I think one of the most important features of this poem in terms of its tone was its sense of narrative perspective that gave it a feeling of being a bystander or distant onlooker. That priority strongly influenced my choice of verbs, for example, in the translation. Apart from that, the quite direct tone of the language translated quite well, and I think in English it’s even more emphatic, which fits with the general spirit of directness and honesty in the poem.
How did you find balancing a truthful translation and maintaining a poetic flow? Where there any decisions where you had to choose between them?
Norwegian is a very rhythmic language and the way it’s spoken means that words often meld together in a way which can create a beautiful poetic effect, as it does in this poem. It was definitely a challenge to recreate the soft and meditative flow that the original has. In general, I tried to prioritise the meaning of the poem; I wanted to be sure to get across, as much as possible, the philosophical message the poem had.
Translation allows you to gain the closest possible reading of a text; did you find this when translating the poem and did your insight of the poem change?

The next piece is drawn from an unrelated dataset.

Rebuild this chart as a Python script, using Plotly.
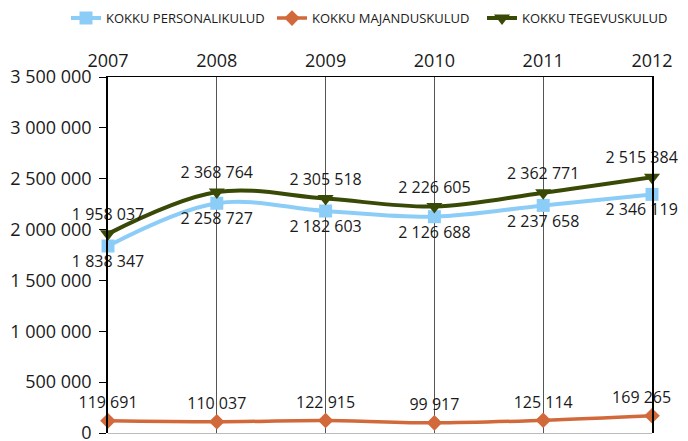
import plotly.graph_objects as go

years = [2007, 2008, 2009, 2010, 2011, 2012]
personal = [1838347, 2258727, 2182603, 2126688, 2237658, 2346119]
majandus = [119691, 110037, 122915, 99917, 125114, 169265]
tegevus = [1958037, 2368764, 2305518, 2226605, 2362771, 2515384]

y_ticks = [0, 500000, 1000000, 1500000, 2000000, 2500000, 3000000, 3500000]


def fmt(v):
    # tühik tuhandete eraldajaks
    return f"{v:,}".replace(",", " ")


def labels(values):
    # viimane silt nihutatakse veidi vasakule, et see mahuks pildile
    out = [fmt(v) for v in values]
    out[-1] = out[-1] + "\u00a0" * 5
    return out


FONT = "Open Sans, Liberation Sans, sans-serif"

fig = go.Figure()

fig.add_trace(go.Scatter(
    x=years, y=personal, name="KOKKU PERSONALIKULUD", legend="legend",
    mode="lines+markers+text", line=dict(color="#8ccdf8", width=4, shape="spline"),
    marker=dict(symbol="square", size=13, color="#8ccdf8"),
    text=labels(personal), textposition="bottom center",
    textfont=dict(size=16, color="#1a1a1a"), cliponaxis=False,
))
fig.add_trace(go.Scatter(
    x=years, y=majandus, name="KOKKU MAJANDUSKULUD", legend="legend2",
    mode="lines+markers+text", line=dict(color="#d2693a", width=3.5, shape="spline"),
    marker=dict(symbol="diamond", size=12, color="#d2693a"),
    text=labels(majandus), textposition="top center",
    textfont=dict(size=16, color="#1a1a1a"), cliponaxis=False,
))
fig.add_trace(go.Scatter(
    x=years, y=tegevus, name="KOKKU TEGEVUSKULUD", legend="legend3",
    mode="lines+markers+text", line=dict(color="#394a06", width=4, shape="spline"),
    marker=dict(symbol="triangle-down", size=14, color="#394a06"),
    text=labels(tegevus), textposition="top center",
    textfont=dict(size=16, color="#1a1a1a"), cliponaxis=False,
))

leg = dict(orientation="h", xanchor="left", xref="container",
           y=0.977, yanchor="middle", yref="container",
           font=dict(size=13), itemwidth=30)

# lehe vaikimisi 8px äär nihutab kõike, seega veerised on selle võrra väiksemad
fig.update_layout(
    width=688, height=441,
    margin=dict(l=100, r=44, t=69, b=16),
    plot_bgcolor="white", paper_bgcolor="white",
    font=dict(family=FONT, size=16, color="#1a1a1a"),
    showlegend=True,
    legend=dict(leg, x=58 / 688),
    legend2=dict(leg, x=264 / 688),
    legend3=dict(leg, x=474 / 688),
)
fig.update_xaxes(
    side="top", range=[2007, 2012], tickvals=years, ticktext=[str(y) for y in years],
    showgrid=True, gridcolor="#555555", gridwidth=1, zeroline=False,
    showline=True, linecolor="black", linewidth=1,
    ticks="", tickfont=dict(size=18), ticklabelstandoff=2,
    automargin=False, ticklabeloverflow="allow",
)
fig.update_yaxes(
    range=[0, 3500000], tickvals=y_ticks, ticktext=[fmt(v) for v in y_ticks],
    showgrid=False, zeroline=True, zerolinecolor="#bbbbbb", zerolinewidth=1,
    showline=True, linecolor="black", linewidth=1.5, mirror=True,
    ticks="outside", ticklen=7, tickcolor="black", tickfont=dict(size=18),
    ticklabelstandoff=4, automargin=False, ticklabeloverflow="allow",
)

fig.write_html("out.html")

When I read the poem for the first time, my understanding of its meaning was quite patchy. There were a few words I didn’t understand so I missed those parts of the meaning at first, only to gain them after looking up the words in close detail. The example that sticks in my mind the most is the entire religious aspect of the poem that I didn’t get at first, all because of a single word I didn’t know: “oblat” (in this case, “communion wafer”).
What, in your opinion, is the main reason why translation matters?
Frankly, if we didn’t have translation, then reading would be much more boring. The number of books and poems available originally in English is big, sure, but there are so many more great works of literature, like this poem, that would be inaccessible if it weren’t for translation. That’s what’s most important, in my opinion: making the world’s literature accessible.
Did translating a poem from Norwegian give you a better understanding of the Norwegian language or culture?
First of all, the practice of close reading and meticulously translating this poem definitely improved my skill in Norwegian. I’m not a native speaker of Norwegian, so there were still certain nuances in the language that I hadn’t noticed yet when I started translating the poem, but realised by the time I finished. In terms of culture, I feel like the images evoked in the poem really transported me to a rainy-day scene in a small Norwegian town, and I think translating the poem brought me even closer to that scene.
Do you think translation will remain an important part of your life?
Absolutely. Modern languages are a huge part of my life, and I’m planning on continuing learning and interacting with languages, including Norwegian, at and beyond university, so I look forward to future opportunities to translate even more.
Do you have any advice for other translators that you learnt during the experience?
This translation wasn’t the first time I translated a poem, but it was the time when I relied least on online dictionaries, which was a big improvement. I think overreliance on online resources can really damage the creative interpretation of translation, and I found even while translating this poem that I was often better off working from contextual clues than relying on dictionaries to help.